Just make sure that omission doesn’t equal flat out hiding of the aura. The card must be visible and distinguishable. The most common form of aura attaching is underneath, but slightly higher so you get a two-level effect with the name showing (and a shrubbery). Stacking an aura to hide it completely under your creature is very bad form.

You may be asking yourself “What if the player forgot about his own aura?” That’s certainly a possibility, albeit slight and very stupid. Judges do account for this possibility in the DQ investigation. If the head judge had determined that the player had just forgotten his own aura in his calculation, the infraction would have been a warning for Player Communication Violation. But don’t think that you can just keep lying and work your way out of such a mess. Head judges, especially at the Pro Tour, come with a lot of experience and subtle techniques to get at the truth.
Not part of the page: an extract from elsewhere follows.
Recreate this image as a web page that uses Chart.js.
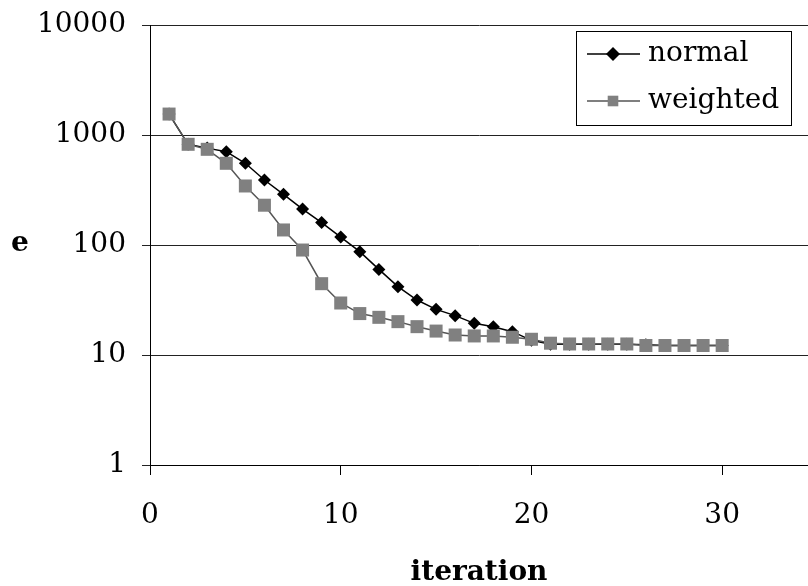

Finally, I find it rather odd that the player felt the need to lie about the size of his Deus in this situation. Had he been completely forthright and said it was a 6/6, his opponent probably would have thought nothing of the Runes and walked right into the double strike, which Player A had no obligation to point out unless asked directly about it (“What does that aura do?”).

Next week: From Judgese to Japanese
One of the main reasons I’ve wanted to judge at the Pro Tour level was to use my Japanese skills to make translation calls. Mission accomplished!

Until then, don’t cheat, because you’re only cheating yourself.

Rikipedia at gmail dot bene
Risky on efnet and most major Magic forums

* One of the other judges was talking to Adam Shaw on Friday and after seeing me said, “I didn’t know Mike Flores was working the main event floor.”

** And lest you think that would be a ridiculous acronym, there is an infraction called the Hidden Information Violation. Yeah.